-- START INPUT FOR THIS TASK --

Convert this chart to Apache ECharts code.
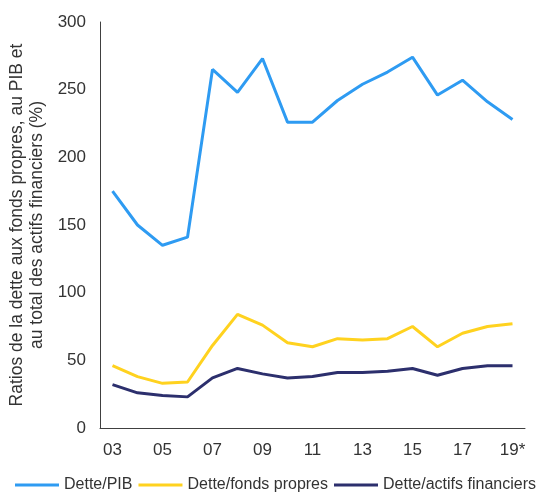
<!DOCTYPE html>
<html>
<head>
<meta charset="utf-8">
<script src="https://cdn.jsdelivr.net/npm/echarts@6/dist/echarts.min.js"></script>
<style>
  html, body { margin: 0; padding: 0; background: #fff; }
  #chart { width: 547px; height: 492px; }
</style>
</head>
<body>
<div id="chart"></div>
<script>
// Years (two-digit), 2019 is an estimate
const years = ['03','04','05','06','07','08','09','10','11','12','13','14','15','16','17','18','19*'];

// Debt ratios (%)
const detteSurPib = [175, 150, 135, 141, 265, 248, 273, 226, 226, 242, 254, 263, 274, 246, 257, 241, 228];
const detteSurFondsPropres = [46, 38, 33, 34, 61, 84, 76, 63, 60, 66, 65, 66, 75, 60, 70, 75, 77];
const detteSurActifsFinanciers = [32, 26, 24, 23, 37, 44, 40, 37, 38, 41, 41, 42, 44, 39, 44, 46, 46];

const seriesNames = ['Dette/PIB', 'Dette/fonds propres', 'Dette/actifs financiers'];
const seriesColors = ['#2E9BF2', '#FFD21F', '#2C2F6D'];

const font = 'Liberation Sans, Arial, sans-serif';
const chart = echarts.init(document.getElementById('chart'));

const mkSeries = (name, data, color) => ({
  name, type: 'line', data,
  symbol: 'none',
  lineStyle: { color, width: 3 },
  itemStyle: { color },
  animation: false
});

chart.setOption({
  animation: false,
  grid: { left: 100, right: 22, top: 22, bottom: 64, outerBoundsMode: 'none', containLabel: false },
  legend: {
    bottom: -6,
    left: 10,
    itemWidth: 44,
    itemHeight: 3,
    itemGap: 6,
    icon: 'rect',
    textStyle: { fontFamily: font, fontSize: 16, color: '#333' },
    data: seriesNames
  },
  xAxis: {
    type: 'category',
    data: years,
    boundaryGap: true,
    axisLine: { lineStyle: { color: '#404040', width: 1 } },
    axisTick: { show: false },
    axisLabel: { interval: 1, fontFamily: font, fontSize: 17, color: '#333', margin: 14 }
  },
  yAxis: {
    type: 'value',
    min: 0, max: 300, interval: 50,
    name: 'Ratios de la dette aux fonds propres, au PIB et\nau total des actifs financiers (%)',
    nameLocation: 'middle',
    nameGap: 48,
    nameTextStyle: { fontFamily: font, fontSize: 17.5, color: '#333', lineHeight: 20 },
    axisLine: { show: true, lineStyle: { color: '#404040', width: 1 } },
    axisTick: { show: false },
    splitLine: { show: false },
    axisLabel: { fontFamily: font, fontSize: 17, color: '#333', margin: 14 }
  },
  series: [
    mkSeries(seriesNames[0], detteSurPib, seriesColors[0]),
    mkSeries(seriesNames[1], detteSurFondsPropres, seriesColors[1]),
    mkSeries(seriesNames[2], detteSurActifsFinanciers, seriesColors[2])
  ]
});
</script>
</body>
</html>
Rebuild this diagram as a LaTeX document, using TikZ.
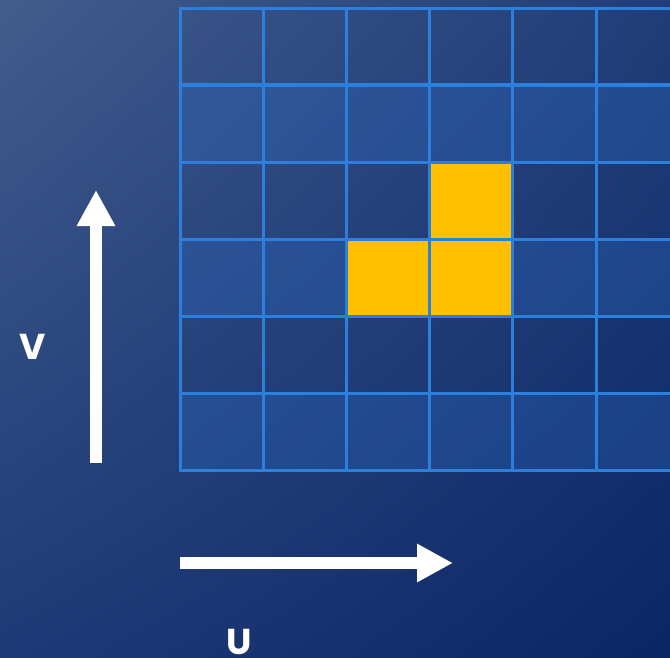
\documentclass[tikz,border=0pt]{standalone}
\usepackage{fontspec}
\setmainfont{Poppins}
\usetikzlibrary{arrows.meta,shadings}
\definecolor{bgtl}{HTML}{425C8D}
\definecolor{bgtr}{HTML}{213D78}
\definecolor{bgbl}{HTML}{1E3A76}
\definecolor{bgbr}{HTML}{0C2664}
\definecolor{gridblue}{HTML}{2A80DA}
\definecolor{hirow}{HTML}{2A6CC8}
\definecolor{gold}{HTML}{FFC000}
\tikzset{
  cell/.style={draw=gridblue, line width=3pt, minimum width=83.2pt, minimum height=77pt, inner sep=0pt},
  hicell/.style={cell, fill=hirow, fill opacity=0.32},
  goldcell/.style={cell, fill=gold},
  bigarrow/.style={white, line width=12pt, -{Triangle[length=36pt,width=36pt]}},
  lbl/.style={text=white, font=\bfseries\fontsize{36}{40}\selectfont, inner sep=0pt}
}
\begin{document}
\begin{tikzpicture}[x=1pt,y=-1pt]
\useasboundingbox (0,0) rectangle (670,657);
\shade[upper left=bgtl, upper right=bgtr, lower left=bgbl, lower right=bgbr] (0,0) rectangle (670,657);
\foreach \r in {0,...,5}{
  \foreach \c in {0,...,5}{
    \pgfmathtruncatemacro{\odd}{mod(\r,2)}
    \ifnum\odd=1
      \node[hicell] (c\r\c) at ({180+83.2*\c+41.6},{8+77*\r+38.5}) {};
    \else
      \node[cell] (c\r\c) at ({180+83.2*\c+41.6},{8+77*\r+38.5}) {};
    \fi
  }
}
\node[goldcell] (g23) at ({180+83.2*3+41.6},{8+77*2+38.5}) {};
\node[goldcell] (g32) at ({180+83.2*2+41.6},{8+77*3+38.5}) {};
\node[goldcell] (g33) at ({180+83.2*3+41.6},{8+77*3+38.5}) {};
\draw[gridblue, line width=4.5pt] (180,85) -- (670,85);
\coordinate (vs) at (96,463);
\coordinate (ve) at (96,190);
\coordinate (us) at (180,563);
\coordinate (ue) at (453,563);
\draw[bigarrow] (vs) -- (ve);
\draw[bigarrow] (us) -- (ue);
\node[lbl] (V) at (33,347) {V};
\node[lbl] (U) at (239,642) {U};
\end{tikzpicture}
\end{document}
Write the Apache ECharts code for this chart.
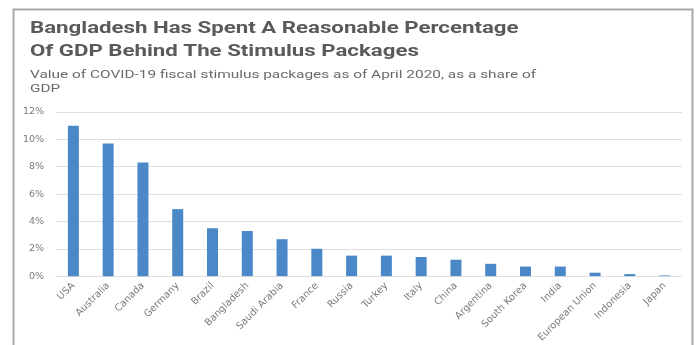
<!DOCTYPE html>
<html>
<head>
<meta charset="utf-8">
<script src="https://cdn.jsdelivr.net/npm/echarts@6/dist/echarts.min.js"></script>
<style>
html,body{margin:0;padding:0;background:#fff;}
#chart{width:698px;height:345px;}
</style>
</head>
<body>
<div id="chart"></div>
<script>
const categories = ["USA","Australia","Canada","Germany","Brazil","Bangladesh","Saudi Arabia","France","Russia","Turkey","Italy","China","Argentina","South Korea","India","European Union","Indonesia","Japan"];
const values = [11.0, 9.7, 8.3, 4.9, 3.5, 3.3, 2.7, 2.0, 1.5, 1.5, 1.4, 1.2, 0.9, 0.7, 0.7, 0.25, 0.15, 0.05];
const titleLines = ["Bangladesh Has Spent A Reasonable Percentage", "Of GDP Behind The Stimulus Packages"];
const subtitleLines = ["Value of COVID-19 fiscal stimulus packages as of April 2020, as a share of", "GDP"];

const titleYs = [28.5, 52];
const subYs = [75, 89];
const graphics = [{
  type: 'polyline',
  shape: {points: [[13.5, 345], [13.5, 9.5], [692.5, 9.5], [692.5, 345]]},
  style: {stroke: '#a8a8a8', lineWidth: 2, fill: null}
}];
titleLines.forEach((t, i) => graphics.push({
  type: 'text', x: 30, y: titleYs[i], scaleX: 1.39,
  style: {text: t, fontFamily: 'Roboto', fontWeight: 'bold', fontSize: 16, fill: '#5a5a5a', verticalAlign: 'middle', align: 'left'}
}));
subtitleLines.forEach((t, i) => graphics.push({
  type: 'text', x: 30, y: subYs[i], scaleX: 1.4,
  style: {text: t, fontFamily: 'Roboto', fontWeight: 'normal', fontSize: 11, fill: '#6a6a6a', verticalAlign: 'middle', align: 'left'}
}));

const chart = echarts.init(document.getElementById('chart'), null, {renderer:'canvas'});
chart.setOption({
  backgroundColor: '#fff',
  animation: false,
  graphic: graphics,
  grid: {left: 56, right: 16, top: 112, bottom: 68},
  xAxis: {
    type: 'category', data: categories,
    axisLine: {show: true, lineStyle: {color: '#e0e0e0'}},
    axisTick: {show: false},
    axisLabel: {rotate: 45, fontFamily: 'DejaVu Sans', fontSize: 9.8, color: '#7a7a7a', margin: 8, interval: 0}
  },
  yAxis: {
    type: 'value', min: 0, max: 12, interval: 2,
    axisLine: {show: false}, axisTick: {show: false},
    splitLine: {lineStyle: {color: '#dedede'}},
    axisLabel: {formatter: '{value}%', fontFamily: 'DejaVu Sans', fontSize: 9.5, color: '#7a7a7a', margin: 12}
  },
  series: [{
    type: 'bar', data: values, barWidth: 11,
    itemStyle: {color: '#4a88c8'}
  }]
});
</script>
</body>
</html>
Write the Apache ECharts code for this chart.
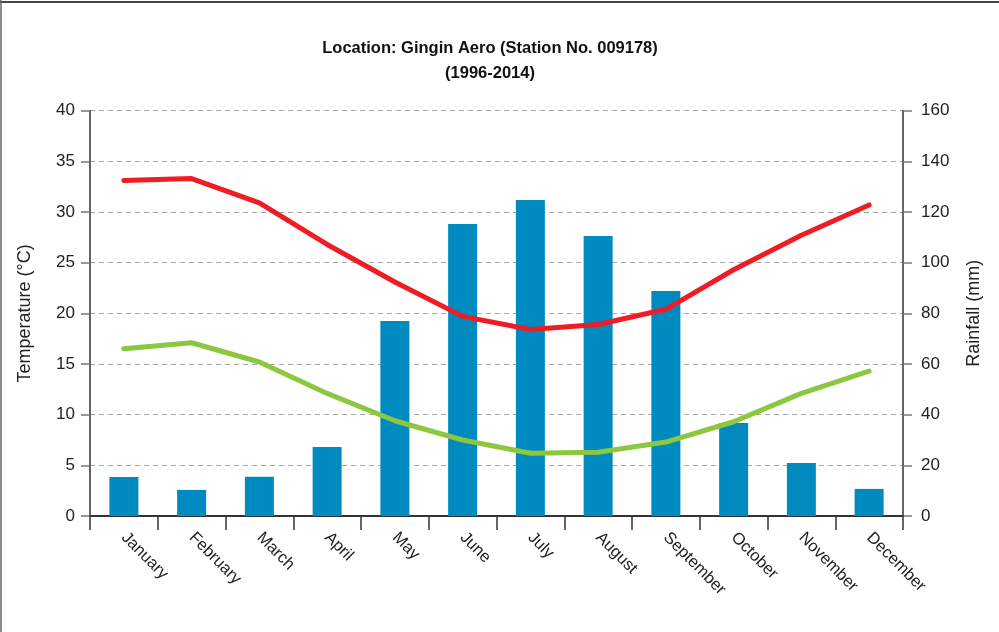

-- END INPUT FOR THIS TASK --

CHALLENGE
Starting at the first line of the records above, set down each line exactly through the one that holds "44, 46, 46];". Omit pictures.

PROBLEM SOLUTION
Convert this chart to Apache ECharts code.
<!DOCTYPE html>
<html>
<head>
<meta charset="utf-8">
<script src="https://cdn.jsdelivr.net/npm/echarts@6/dist/echarts.min.js"></script>
<style>
  html, body { margin: 0; padding: 0; background: #fff; }
  #chart { width: 547px; height: 492px; }
</style>
</head>
<body>
<div id="chart"></div>
<script>
// Years (two-digit), 2019 is an estimate
const years = ['03','04','05','06','07','08','09','10','11','12','13','14','15','16','17','18','19*'];

// Debt ratios (%)
const detteSurPib = [175, 150, 135, 141, 265, 248, 273, 226, 226, 242, 254, 263, 274, 246, 257, 241, 228];
const detteSurFondsPropres = [46, 38, 33, 34, 61, 84, 76, 63, 60, 66, 65, 66, 75, 60, 70, 75, 77];
const detteSurActifsFinanciers = [32, 26, 24, 23, 37, 44, 40, 37, 38, 41, 41, 42, 44, 39, 44, 46, 46];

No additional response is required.